Посвященный мне эпизод заканчивается мажорно: «Не трудно понять, что, если бы советские люди вовремя не вмешались бы в жизнь Угарова, то его ′деятельность′ закончилась бы довольно печально». Хотелось бы узнать, каких именно «советских людей» имели в виду авторы этого «исследования»: тех ли, которые устанавливали у меня на квартире прослушивающую технику, или тех, кого шантажом и угрозами заставили давать показания, противоречившие их взглядам и нравственным принципам? И что гуманисты из КГБ подразумевали под «печальным» окончанием?
Кстати, не лишено интереса, что эта книжонка выпущена тиражем 100 тысяч экземпляров, а год спустя издана вторично в таком же количестве (это вот на издание Цветаевой или Мандельштама не хватает бумаги!) .
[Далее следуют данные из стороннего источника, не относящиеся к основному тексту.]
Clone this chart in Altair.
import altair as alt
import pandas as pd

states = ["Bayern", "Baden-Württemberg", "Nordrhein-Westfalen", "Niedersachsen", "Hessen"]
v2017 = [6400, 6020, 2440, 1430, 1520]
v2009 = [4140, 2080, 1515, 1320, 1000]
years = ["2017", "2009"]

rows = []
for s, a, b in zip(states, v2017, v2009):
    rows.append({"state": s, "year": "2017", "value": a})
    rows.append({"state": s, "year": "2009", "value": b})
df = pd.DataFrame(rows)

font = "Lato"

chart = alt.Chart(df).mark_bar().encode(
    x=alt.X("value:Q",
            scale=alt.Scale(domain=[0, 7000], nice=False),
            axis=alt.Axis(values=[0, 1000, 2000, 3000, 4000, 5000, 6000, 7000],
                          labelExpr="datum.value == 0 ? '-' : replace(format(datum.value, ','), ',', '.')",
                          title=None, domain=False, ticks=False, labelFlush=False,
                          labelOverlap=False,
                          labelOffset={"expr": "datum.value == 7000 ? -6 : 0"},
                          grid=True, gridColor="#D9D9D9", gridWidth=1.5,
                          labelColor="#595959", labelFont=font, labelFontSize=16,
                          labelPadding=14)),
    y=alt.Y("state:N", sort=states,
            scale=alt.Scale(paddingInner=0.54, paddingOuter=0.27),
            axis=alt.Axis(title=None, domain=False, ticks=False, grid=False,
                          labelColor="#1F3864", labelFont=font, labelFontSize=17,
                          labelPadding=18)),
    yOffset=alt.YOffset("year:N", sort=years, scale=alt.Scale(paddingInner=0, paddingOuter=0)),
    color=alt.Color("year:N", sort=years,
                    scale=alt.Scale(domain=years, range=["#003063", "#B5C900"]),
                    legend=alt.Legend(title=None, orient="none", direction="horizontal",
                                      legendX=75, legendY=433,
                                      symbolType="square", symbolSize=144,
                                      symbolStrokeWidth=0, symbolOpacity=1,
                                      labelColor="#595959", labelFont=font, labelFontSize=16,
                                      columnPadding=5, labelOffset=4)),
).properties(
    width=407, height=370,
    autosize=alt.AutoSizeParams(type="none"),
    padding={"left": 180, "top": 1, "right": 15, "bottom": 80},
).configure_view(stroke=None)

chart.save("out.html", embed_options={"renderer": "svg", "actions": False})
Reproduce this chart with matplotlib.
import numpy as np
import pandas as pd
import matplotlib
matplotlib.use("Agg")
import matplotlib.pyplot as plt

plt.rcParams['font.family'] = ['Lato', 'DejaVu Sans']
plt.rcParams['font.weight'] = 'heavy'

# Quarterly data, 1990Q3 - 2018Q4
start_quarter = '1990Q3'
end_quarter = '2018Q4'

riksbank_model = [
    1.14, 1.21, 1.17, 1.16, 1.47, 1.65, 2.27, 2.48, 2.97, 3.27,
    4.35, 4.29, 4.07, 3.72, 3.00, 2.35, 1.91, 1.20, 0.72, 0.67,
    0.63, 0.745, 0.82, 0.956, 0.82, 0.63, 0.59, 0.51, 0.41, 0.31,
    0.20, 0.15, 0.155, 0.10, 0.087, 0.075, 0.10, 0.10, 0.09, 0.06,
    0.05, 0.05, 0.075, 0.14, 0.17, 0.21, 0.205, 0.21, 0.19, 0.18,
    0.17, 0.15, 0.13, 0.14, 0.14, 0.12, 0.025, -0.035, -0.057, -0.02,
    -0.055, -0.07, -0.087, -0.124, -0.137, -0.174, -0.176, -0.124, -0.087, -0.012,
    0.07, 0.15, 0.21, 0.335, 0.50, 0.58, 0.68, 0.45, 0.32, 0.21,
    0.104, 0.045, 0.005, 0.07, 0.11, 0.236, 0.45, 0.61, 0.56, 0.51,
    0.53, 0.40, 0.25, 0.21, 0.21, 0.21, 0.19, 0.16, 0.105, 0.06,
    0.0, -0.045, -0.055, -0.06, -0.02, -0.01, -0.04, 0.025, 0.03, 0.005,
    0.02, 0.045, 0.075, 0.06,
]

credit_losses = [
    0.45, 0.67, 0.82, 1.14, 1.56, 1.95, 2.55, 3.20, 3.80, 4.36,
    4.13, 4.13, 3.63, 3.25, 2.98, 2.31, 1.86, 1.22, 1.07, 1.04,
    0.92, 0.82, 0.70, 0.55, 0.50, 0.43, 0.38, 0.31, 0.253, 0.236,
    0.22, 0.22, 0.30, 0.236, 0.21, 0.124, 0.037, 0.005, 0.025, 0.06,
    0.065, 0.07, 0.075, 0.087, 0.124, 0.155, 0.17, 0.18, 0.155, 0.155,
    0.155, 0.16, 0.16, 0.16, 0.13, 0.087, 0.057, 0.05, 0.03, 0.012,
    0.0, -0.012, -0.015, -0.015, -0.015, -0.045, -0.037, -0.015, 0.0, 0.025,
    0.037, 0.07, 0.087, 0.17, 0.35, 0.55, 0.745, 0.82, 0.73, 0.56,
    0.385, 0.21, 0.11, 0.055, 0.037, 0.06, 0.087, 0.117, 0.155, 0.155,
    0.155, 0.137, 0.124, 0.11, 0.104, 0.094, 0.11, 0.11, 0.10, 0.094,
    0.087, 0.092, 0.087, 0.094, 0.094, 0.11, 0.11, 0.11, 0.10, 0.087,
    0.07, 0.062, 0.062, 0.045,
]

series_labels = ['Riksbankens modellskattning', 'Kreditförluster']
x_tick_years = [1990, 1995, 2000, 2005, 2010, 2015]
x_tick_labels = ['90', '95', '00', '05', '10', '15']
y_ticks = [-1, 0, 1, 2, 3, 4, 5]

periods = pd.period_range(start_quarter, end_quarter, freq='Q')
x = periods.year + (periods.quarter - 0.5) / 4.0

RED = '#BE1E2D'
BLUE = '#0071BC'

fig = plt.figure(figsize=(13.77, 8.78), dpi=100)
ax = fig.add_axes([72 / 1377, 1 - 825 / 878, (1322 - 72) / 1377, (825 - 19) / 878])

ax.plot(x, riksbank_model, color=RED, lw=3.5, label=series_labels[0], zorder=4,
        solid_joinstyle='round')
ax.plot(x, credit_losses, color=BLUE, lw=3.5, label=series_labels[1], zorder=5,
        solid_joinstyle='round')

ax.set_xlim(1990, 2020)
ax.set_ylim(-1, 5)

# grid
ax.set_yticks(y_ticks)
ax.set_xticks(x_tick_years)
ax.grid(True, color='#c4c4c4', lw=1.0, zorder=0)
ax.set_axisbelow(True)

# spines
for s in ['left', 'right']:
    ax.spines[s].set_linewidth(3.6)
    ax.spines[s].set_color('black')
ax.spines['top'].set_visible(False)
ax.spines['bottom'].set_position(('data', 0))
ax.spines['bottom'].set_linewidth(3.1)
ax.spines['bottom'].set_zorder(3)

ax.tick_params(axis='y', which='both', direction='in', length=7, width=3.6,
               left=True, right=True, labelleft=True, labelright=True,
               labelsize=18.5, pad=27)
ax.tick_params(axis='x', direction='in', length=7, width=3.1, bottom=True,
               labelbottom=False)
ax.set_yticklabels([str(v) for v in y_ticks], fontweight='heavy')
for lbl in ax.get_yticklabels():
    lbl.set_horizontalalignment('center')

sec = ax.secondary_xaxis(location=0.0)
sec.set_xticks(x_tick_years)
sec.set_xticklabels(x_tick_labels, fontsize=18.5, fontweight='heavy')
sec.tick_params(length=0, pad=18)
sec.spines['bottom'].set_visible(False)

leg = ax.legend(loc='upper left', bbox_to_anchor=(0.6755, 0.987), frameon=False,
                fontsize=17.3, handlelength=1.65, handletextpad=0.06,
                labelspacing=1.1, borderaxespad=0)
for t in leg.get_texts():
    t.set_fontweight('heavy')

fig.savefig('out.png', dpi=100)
Между прочим, в этом втором издании на страницах 175 — 176 описываются мошеннические похождения некоего А. А. Петрова-Агатова, разоблаченного в 1962 году бдительными чекистами. Сей Петров-Агатов «раскаялся» и начал подвизаться на ниве изготовления фальшивок — на сей раз уже по заданию и поручению КГБ. Это им написаны гнусные статьи, имеющие целью очернить А. Гинзбурга, В. Буковского, П. Г. Григоренко и всех, кого найдет нужным облить грязью все то же КГБ.